Totalizer

I want to crete a Totalizer that I totalize a input signal. Does any one know the mathmatical formula for a totalizer. I will be using Optoscript with OPTO 22

Thanks

First, we'll assume that the analog signal you'll be totalizing represents a rate (quantity per unit of time).

If you were to plot the analog signal over time, the accumulated total would be the area between the line representing the signal level and the time axis.

Sample the analog value on a regular basis. Multiply the sample value by the elapsed time since the last sample, add the result to the cumulative total, and apply any factors for units conversion.

Would this example work:

Scenario: Lets say you have a flow meter providing you with an analog signal representing BPD (Barrels per Day) and you want to know how many barrels you have accumulated thus far (total volume).

Proposed Solution:
Every second, take the flow signal and divide it by the number of seconds in a day (86,400).
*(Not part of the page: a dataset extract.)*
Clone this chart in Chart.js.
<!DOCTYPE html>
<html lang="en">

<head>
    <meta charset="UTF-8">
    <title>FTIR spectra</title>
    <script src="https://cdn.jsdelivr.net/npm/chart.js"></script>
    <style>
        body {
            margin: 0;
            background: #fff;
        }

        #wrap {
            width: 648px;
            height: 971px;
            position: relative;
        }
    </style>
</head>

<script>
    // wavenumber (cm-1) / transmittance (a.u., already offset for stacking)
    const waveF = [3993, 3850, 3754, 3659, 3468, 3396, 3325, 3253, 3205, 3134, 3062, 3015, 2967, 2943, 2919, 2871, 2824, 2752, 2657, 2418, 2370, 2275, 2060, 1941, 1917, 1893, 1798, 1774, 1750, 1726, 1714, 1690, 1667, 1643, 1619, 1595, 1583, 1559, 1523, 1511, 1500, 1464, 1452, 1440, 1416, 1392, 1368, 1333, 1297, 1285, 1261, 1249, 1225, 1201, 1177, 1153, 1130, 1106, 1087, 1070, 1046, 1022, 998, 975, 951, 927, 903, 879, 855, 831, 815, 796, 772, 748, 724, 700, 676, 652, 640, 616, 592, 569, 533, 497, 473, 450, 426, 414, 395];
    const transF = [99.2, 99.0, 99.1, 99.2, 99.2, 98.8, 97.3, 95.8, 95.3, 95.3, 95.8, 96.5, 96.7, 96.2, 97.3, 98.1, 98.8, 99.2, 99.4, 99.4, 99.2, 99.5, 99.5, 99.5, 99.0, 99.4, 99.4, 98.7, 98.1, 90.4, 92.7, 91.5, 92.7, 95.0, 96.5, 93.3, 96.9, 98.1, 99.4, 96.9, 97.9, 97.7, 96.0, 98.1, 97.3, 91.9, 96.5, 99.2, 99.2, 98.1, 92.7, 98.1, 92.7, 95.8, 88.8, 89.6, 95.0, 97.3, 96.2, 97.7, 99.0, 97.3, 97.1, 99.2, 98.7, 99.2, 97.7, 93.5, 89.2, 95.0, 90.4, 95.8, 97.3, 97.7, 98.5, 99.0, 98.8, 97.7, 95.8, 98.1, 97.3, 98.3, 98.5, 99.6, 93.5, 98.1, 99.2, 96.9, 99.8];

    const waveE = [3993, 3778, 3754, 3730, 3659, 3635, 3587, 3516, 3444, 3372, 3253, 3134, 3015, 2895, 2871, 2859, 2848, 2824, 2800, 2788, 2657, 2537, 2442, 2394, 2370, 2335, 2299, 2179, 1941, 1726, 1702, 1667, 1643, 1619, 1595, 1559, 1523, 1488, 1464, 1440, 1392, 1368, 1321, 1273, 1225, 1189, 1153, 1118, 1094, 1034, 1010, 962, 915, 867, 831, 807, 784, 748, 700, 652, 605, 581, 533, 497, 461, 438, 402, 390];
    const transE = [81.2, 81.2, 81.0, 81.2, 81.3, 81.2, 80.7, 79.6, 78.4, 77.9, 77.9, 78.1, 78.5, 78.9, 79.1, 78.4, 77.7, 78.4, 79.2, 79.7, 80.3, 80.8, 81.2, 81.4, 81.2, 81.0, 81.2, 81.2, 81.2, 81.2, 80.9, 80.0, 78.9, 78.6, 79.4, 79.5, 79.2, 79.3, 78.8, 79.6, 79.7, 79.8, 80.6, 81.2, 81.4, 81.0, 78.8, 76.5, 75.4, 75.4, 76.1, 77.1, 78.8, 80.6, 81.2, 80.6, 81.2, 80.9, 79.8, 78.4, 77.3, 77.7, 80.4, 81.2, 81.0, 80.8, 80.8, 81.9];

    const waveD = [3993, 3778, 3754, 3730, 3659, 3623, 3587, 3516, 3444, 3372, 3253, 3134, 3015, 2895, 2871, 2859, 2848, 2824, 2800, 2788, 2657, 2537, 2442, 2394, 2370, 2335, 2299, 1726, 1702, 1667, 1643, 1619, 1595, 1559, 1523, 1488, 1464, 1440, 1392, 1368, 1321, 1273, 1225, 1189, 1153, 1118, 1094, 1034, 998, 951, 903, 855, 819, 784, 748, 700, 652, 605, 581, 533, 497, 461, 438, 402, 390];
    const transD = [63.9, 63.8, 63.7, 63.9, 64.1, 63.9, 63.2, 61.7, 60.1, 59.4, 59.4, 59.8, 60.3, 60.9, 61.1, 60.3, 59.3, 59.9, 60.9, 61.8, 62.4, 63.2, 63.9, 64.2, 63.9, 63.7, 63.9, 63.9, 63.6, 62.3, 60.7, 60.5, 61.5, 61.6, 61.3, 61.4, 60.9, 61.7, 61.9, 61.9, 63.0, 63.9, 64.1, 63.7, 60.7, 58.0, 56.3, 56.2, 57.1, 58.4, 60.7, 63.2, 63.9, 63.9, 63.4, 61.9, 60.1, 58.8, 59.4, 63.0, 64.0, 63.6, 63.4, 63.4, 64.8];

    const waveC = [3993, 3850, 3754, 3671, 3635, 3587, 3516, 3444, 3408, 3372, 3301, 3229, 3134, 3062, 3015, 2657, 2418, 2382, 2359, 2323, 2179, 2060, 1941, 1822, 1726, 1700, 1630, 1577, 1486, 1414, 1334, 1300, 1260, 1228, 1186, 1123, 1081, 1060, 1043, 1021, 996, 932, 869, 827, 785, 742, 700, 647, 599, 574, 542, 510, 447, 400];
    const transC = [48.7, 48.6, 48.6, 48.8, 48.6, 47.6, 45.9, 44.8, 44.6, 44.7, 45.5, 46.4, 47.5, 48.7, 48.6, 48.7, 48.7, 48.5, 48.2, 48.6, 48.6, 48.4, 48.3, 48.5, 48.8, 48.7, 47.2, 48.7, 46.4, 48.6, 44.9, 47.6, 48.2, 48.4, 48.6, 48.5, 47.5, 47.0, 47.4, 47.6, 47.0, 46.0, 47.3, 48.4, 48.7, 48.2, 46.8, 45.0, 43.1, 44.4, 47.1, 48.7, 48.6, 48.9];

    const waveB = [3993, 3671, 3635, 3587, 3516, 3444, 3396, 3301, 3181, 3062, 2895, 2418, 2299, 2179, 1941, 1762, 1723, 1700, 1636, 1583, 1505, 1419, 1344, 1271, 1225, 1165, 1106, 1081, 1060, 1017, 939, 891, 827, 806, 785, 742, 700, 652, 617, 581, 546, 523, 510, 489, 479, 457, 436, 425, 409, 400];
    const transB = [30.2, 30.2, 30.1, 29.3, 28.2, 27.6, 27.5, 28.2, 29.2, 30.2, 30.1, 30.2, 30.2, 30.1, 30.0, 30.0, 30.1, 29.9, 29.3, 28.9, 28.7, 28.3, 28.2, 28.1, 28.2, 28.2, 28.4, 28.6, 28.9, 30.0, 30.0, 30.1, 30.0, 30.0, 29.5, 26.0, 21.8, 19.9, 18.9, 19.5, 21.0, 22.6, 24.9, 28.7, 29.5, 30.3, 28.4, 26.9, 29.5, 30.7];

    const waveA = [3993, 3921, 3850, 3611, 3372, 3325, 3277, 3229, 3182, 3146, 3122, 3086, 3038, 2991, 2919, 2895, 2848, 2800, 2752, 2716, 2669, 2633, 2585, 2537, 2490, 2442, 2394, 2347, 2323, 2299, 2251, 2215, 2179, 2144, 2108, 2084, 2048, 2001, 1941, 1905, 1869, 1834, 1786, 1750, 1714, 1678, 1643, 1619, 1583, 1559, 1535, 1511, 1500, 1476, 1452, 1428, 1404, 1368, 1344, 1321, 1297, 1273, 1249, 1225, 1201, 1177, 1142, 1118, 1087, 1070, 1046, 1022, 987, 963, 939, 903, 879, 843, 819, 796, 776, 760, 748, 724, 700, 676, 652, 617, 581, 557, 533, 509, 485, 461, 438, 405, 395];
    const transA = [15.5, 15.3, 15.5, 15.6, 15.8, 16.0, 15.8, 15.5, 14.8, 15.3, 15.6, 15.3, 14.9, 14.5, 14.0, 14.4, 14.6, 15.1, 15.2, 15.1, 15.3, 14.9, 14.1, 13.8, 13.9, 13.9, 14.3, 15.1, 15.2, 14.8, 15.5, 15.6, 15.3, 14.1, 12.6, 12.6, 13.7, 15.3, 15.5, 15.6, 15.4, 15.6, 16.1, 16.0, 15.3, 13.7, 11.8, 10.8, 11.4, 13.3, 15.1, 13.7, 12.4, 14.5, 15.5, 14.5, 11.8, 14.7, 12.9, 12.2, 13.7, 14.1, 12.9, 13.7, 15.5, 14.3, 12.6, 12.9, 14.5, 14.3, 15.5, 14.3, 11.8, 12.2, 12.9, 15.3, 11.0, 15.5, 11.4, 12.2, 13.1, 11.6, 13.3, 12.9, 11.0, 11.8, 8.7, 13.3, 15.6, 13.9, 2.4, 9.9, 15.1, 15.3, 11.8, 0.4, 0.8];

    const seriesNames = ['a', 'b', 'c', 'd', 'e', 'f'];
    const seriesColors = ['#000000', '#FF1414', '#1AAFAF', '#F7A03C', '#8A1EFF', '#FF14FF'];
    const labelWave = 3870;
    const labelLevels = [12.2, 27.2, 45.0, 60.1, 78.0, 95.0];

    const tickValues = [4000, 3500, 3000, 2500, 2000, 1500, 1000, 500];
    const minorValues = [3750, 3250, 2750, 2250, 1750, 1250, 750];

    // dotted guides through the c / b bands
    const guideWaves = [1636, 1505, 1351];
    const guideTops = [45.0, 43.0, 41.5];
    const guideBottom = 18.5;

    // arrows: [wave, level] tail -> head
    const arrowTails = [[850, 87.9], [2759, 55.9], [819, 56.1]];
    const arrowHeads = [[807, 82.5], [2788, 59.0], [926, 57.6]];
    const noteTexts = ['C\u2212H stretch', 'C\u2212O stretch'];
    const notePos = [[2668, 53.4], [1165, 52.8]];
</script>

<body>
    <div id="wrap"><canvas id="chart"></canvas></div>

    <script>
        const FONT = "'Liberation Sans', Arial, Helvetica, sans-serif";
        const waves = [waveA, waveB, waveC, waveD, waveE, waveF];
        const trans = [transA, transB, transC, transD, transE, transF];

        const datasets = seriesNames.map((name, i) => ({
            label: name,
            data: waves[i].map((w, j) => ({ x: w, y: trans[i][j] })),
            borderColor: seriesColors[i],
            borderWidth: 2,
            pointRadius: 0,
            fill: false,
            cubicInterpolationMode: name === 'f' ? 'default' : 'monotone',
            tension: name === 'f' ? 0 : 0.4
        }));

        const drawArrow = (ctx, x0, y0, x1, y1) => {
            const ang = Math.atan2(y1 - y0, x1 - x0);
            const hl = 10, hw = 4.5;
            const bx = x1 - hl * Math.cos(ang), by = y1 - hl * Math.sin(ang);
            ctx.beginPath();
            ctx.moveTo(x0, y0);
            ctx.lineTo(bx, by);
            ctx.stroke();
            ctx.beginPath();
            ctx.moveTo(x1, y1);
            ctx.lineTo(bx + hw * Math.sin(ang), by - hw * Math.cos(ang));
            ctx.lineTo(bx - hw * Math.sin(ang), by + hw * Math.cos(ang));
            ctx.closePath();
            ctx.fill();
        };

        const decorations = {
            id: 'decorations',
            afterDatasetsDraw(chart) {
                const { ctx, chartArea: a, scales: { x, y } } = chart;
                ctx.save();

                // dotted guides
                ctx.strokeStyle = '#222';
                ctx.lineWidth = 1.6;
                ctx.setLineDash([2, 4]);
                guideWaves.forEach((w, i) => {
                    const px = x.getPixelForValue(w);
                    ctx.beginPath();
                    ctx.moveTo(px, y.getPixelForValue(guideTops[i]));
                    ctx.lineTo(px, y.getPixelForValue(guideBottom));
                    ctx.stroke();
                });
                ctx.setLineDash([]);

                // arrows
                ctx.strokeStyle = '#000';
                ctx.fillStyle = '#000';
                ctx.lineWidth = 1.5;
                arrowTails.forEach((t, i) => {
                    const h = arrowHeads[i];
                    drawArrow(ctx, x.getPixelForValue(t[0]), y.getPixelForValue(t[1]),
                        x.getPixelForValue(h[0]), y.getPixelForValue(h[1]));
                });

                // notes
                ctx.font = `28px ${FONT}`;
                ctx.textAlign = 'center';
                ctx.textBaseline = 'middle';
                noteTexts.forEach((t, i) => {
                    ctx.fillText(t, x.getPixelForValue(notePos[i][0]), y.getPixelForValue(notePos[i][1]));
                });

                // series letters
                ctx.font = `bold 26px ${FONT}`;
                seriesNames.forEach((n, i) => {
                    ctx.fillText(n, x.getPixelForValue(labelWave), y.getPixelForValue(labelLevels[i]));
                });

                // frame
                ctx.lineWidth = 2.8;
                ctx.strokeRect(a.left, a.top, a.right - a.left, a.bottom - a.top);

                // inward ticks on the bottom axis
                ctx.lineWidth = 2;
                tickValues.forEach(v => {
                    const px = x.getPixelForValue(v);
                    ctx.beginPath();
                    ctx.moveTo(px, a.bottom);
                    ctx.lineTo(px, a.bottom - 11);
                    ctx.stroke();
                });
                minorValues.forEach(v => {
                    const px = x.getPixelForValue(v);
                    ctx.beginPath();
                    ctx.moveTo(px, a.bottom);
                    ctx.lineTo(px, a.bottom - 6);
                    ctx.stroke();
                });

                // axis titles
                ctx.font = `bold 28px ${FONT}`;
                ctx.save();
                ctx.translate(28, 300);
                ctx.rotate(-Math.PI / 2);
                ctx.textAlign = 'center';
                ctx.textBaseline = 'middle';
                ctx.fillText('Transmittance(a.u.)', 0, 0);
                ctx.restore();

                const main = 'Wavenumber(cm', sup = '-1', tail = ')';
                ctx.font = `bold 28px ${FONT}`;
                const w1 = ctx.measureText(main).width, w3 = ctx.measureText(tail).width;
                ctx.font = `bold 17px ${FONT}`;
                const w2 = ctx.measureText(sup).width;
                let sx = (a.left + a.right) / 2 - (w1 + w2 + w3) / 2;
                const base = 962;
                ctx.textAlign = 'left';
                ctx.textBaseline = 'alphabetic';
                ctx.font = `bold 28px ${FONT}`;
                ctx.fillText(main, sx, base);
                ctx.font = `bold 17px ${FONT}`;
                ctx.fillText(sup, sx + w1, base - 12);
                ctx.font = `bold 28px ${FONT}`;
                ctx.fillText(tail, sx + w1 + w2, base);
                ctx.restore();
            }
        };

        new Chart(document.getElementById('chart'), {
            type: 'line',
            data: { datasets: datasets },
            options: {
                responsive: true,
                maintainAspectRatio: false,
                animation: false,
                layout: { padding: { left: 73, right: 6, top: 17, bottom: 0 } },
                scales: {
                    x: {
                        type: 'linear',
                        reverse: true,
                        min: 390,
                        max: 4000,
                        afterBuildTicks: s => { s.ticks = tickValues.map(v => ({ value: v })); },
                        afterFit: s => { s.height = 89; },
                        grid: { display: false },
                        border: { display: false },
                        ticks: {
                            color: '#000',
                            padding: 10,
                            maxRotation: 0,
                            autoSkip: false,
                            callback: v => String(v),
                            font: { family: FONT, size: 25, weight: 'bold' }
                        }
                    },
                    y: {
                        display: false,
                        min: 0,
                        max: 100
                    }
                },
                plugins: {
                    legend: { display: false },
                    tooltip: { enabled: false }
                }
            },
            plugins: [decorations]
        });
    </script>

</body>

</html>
Add the result to the previous result.

I backed off from making a reply earlier because the question look(s) too simplistic.
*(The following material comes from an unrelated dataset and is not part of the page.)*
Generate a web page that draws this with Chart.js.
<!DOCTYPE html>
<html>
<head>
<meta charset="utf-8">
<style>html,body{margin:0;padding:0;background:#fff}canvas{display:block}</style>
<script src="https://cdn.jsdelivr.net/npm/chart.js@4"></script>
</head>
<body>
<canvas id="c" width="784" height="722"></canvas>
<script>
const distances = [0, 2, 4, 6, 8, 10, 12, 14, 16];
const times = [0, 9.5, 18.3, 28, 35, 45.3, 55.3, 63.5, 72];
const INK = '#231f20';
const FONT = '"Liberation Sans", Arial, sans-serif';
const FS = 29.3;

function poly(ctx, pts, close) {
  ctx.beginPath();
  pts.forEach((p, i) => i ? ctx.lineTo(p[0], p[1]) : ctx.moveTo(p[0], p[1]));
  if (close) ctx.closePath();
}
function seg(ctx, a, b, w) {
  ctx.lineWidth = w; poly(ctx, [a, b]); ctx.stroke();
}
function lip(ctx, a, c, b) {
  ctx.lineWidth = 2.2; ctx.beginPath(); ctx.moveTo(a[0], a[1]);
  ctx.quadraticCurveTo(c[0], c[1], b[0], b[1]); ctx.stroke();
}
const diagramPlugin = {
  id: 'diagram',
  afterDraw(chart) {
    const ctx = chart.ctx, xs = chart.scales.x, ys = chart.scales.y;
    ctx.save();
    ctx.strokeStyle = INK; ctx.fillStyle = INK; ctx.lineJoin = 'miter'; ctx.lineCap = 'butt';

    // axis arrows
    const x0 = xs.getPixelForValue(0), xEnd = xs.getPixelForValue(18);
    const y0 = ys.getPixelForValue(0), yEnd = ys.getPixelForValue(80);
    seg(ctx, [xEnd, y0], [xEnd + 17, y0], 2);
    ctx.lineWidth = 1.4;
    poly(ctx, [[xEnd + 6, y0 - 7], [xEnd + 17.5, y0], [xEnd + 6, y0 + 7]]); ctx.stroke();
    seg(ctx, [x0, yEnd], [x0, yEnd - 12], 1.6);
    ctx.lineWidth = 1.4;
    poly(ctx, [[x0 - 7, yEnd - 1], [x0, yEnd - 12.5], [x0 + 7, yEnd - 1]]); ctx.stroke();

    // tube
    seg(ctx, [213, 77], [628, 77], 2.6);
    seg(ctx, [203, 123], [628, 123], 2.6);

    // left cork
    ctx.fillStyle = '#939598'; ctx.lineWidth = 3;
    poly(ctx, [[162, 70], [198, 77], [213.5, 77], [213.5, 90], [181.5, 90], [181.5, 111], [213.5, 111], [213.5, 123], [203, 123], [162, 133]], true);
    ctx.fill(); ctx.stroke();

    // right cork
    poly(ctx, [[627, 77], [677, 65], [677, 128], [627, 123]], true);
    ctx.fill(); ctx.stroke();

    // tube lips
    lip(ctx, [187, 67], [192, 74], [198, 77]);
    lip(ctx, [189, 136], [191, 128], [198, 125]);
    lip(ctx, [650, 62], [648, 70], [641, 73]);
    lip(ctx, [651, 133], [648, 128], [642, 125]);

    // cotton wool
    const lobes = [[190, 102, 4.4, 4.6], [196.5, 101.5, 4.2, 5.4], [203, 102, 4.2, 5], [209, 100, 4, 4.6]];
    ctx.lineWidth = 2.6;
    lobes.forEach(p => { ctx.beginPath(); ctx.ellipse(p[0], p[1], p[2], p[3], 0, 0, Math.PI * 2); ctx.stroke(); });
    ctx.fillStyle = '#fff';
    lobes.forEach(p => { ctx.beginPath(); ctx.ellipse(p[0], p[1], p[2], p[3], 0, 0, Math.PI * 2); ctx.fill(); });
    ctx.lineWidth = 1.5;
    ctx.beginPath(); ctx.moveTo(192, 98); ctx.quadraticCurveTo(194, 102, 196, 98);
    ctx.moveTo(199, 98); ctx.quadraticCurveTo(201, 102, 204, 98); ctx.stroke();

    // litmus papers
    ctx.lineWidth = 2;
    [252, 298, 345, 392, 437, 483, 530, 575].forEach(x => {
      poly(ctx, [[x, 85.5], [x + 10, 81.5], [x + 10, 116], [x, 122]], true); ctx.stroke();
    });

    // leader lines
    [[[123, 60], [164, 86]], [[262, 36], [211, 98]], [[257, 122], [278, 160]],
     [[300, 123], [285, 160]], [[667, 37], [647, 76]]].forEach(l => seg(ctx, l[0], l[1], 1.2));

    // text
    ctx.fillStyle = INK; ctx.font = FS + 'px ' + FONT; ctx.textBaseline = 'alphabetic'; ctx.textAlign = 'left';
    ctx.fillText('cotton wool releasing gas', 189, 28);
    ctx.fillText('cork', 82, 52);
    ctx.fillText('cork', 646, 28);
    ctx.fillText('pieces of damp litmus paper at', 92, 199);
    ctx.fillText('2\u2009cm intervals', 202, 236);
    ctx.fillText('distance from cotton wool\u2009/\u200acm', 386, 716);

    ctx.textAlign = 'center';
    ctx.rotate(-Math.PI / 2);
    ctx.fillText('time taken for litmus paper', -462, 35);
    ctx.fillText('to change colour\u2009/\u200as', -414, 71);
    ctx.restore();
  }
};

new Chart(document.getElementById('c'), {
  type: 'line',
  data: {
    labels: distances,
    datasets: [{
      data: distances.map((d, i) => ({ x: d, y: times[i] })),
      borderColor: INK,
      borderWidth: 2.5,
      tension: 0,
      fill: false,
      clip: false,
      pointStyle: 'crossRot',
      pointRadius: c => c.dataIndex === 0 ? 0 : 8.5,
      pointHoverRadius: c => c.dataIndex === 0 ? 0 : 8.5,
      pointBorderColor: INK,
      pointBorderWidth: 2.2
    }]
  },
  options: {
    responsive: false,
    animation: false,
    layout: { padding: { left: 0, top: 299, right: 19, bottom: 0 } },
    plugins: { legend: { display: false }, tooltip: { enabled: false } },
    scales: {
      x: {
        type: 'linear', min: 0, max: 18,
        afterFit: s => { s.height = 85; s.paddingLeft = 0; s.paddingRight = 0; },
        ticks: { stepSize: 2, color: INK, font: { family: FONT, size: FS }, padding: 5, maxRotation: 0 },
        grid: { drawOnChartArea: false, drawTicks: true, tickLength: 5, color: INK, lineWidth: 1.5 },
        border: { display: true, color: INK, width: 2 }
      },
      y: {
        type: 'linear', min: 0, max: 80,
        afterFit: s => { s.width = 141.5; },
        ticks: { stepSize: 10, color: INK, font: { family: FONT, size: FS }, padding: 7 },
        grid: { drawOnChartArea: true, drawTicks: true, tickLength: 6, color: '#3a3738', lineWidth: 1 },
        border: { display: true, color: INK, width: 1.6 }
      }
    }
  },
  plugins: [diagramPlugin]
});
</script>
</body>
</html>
My first thought was 1+1=2

The only time I have dealt with a system that needed to do a total was a batching system where we kept records of the quantities entered per batch, per shift, per day. The product used some recycled material that changed density which could change the weight of other ingredients per batch, therefore the powers that be wanted to see what was happening as it happened to maintain the QC of the product.

I can relate to totaling batch values but I dont understand either of the examples given. If the device can give you values per volume/rate within a specific time factor why the need to totalize. One example stated "an analog signal representing BPD (barrels per day)". Isnt that already a form of a total?
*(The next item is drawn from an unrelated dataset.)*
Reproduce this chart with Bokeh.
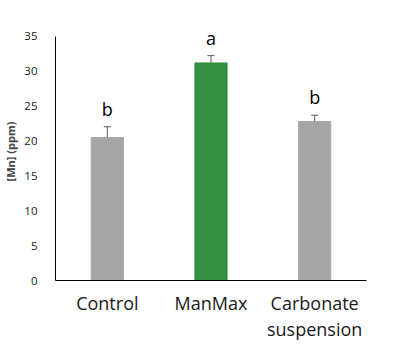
from bokeh.plotting import figure
from bokeh.models import ColumnDataSource, Range1d, Whisker, FactorRange, FixedTicker, LabelSet
from bokeh.embed import file_html
from bokeh.resources import INLINE
from bokeh.core.properties import value

categories = ["Control", "ManMax", "Carbonate\nsuspension"]
means = [20.5, 31.2, 22.8]
errors = [1.55, 1.05, 0.9]
letters = ["b", "a", "b"]
colors = ["#A5A5A5", "#338F41", "#A5A5A5"]
y_ticks = [0, 5, 10, 15, 20, 25, 30, 35]

src = ColumnDataSource(dict(
    cat=categories, mean=means,
    upper=[m + e for m, e in zip(means, errors)],
    lower=[m - e for m, e in zip(means, errors)],
    letter=letters, color=colors,
))

p = figure(x_range=FactorRange(*categories), y_range=Range1d(0, 37),
           frame_width=311, frame_height=258, output_backend="svg", toolbar_location=None,
           min_border_left=48, min_border_top=22, min_border_right=19, min_border_bottom=56)
p.outline_line_color = None
p.grid.grid_line_color = None
p.x_range.range_padding = 0

p.vbar(x="cat", top="mean", width=0.31, color="color", source=src)
w = Whisker(base="cat", upper="upper", lower="lower", source=src,
            line_color="#595959", line_width=1)
w.upper_head.size = 7
w.lower_head.size = 7
w.upper_head.line_color = "#595959"
w.lower_head.line_color = "#595959"
p.add_layout(w)

labels = LabelSet(x="cat", y="upper", text="letter", source=src, text_align="center",
                  text_baseline="alphabetic", y_offset=11, text_font=value("Open Sans"),
                  text_font_size="18px", text_color="black")
p.add_layout(labels)

p.yaxis.ticker = FixedTicker(ticks=y_ticks)
p.yaxis.bounds = (0, 35)
p.yaxis.axis_label = "[Mn] (ppm)"
p.yaxis.axis_label_text_font = "Open Sans"
p.yaxis.axis_label_text_font_style = "bold"
p.yaxis.axis_label_text_font_size = "11px"
p.yaxis.axis_label_standoff = 3
p.yaxis.major_label_text_font = "Open Sans"
p.yaxis.major_label_text_font_size = "11.5px"
p.yaxis.major_label_text_color = "#222222"
p.yaxis.major_tick_line_color = None
p.yaxis.minor_tick_line_color = None
p.yaxis.major_label_standoff = 12
p.yaxis.axis_line_color = "black"

p.xaxis.major_tick_line_color = None
p.xaxis.major_label_text_font = "Open Sans"
p.xaxis.major_label_text_font_size = "18px"
p.xaxis.major_label_text_color = "#1a1a1a"
p.xaxis.major_label_standoff = 4
p.xaxis.axis_line_color = "black"
p.xaxis.major_label_text_line_height = 1.1

open("out.html", "w").write(file_html(p, INLINE))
I think the question was too simplistic. I attempted to look for Optoscript and didnt see any reference to it at Opto site.

I think more detailed info would be needed to correlate a proper response.

Ron, use you car as an example. The speedometer provides rate information, the odometer is a totalizer. Suppose your odometer is disabled and you need to calculate the mileage between two points. If you can maintain a constant speed for the entire duration of the trip, it's pretty simple; just multiply speed (Miles per hour) by time (Hours) to obtain the distance (Miles).

When you can't maintain a constant speed, it becomes a bit more difficult. If your car can accelerate from zero to sixty miles per hour in ten seconds, how much distance have you covered when you reach 60 MPH? If you answer 440 feet, you're assuming a constant acceleration rate.

Let's say you sample the speed once per second, and get the following data:

Start at 0 MPH
At 1 Sec. - 1 MPH You covered 1.5 Ft. in that second
At 2 Sec. - 3 MPH You covered 4.4 Ft. in that second
At 3 Sec. - 7 MPH You covered 10.3 Ft. in that second
At 4 Sec. - 15 MPH You covered 22.0 Ft. in that second
At 5 Sec. - 30 MPH You covered 44.0 Ft. in that second
At 6 Sec. - 45 MPH You covered 66.0 Ft. in that second
At 7 Sec. - 53 MPH You covered 77.7 Ft. in that second
At 8 Sec. - 57 MPH You covered 83.6 Ft. in that second
At 9 Sec. - 59 MPH You covered 86.5 Ft. in that second
At 10 Sec. - 60 MPH You covered 88.0 Ft. in that second

For a total of 484 feet. A different speed profile will result in a different distance travelled.

There is an inherent inaccuracy in the above procedure since you're not traveling at a constant speed over each time interval. By keeping the time increment short, you minimize the error. The calculated distance traveled is larger than the actual distance when you're accelerating; it's smaller than the actual when you're decelerating.

Hope this sheds some light on the issue.


ganutenator,

You'll minimize roundoff error if you accumulate the rate and divide the cumulative total by 86,400 instead of dividing the sample by 86,400.

"The calculated distance traveled is larger than the actual distance when you're accelerating; it's smaller than the actual when you're decelerating."

Steve

There is a way to reduce the error.

Instead of useing the sample points, you use the average between the sample's: X + (X-X(n-1))/2

I use average calculation instead of sample points directly.


Useing your example:

OK, just took a few bricks but now I understand.

average between the sample's: X + (X-X(n-1))/2

Sorry about wrong formula. It is of course: (X+X(n-1))/2 banghead

Thanks for the tip Steve

Thanks for the tip Steve

Could you guys help me with my problem in the thread: pulse to analog to totalizer?

Be sure to pick sample intervals that are will be representative of how rapidly changing your process is. Wait too long and your process will change too much between sample times:

Time Rate

1min 50gpm

3min 70mpg


Using the above sampled data, it would seem as if you rate shot up 20mpg, however assuming that the 2min interval is long with respect to the variation of your process, you have no idea of the behavior of the system between the two intervals (rate could have dropped drastically for 1.5 mins before shooting up to 70, throwing off your totalization).

Too short an interval and you'll just eat up space where ever you are storing your data.

Depending on your PLC. I perfer using a periodic task at about 20 millisec. Then its just a simple Compute statement adding the analog signal to itself.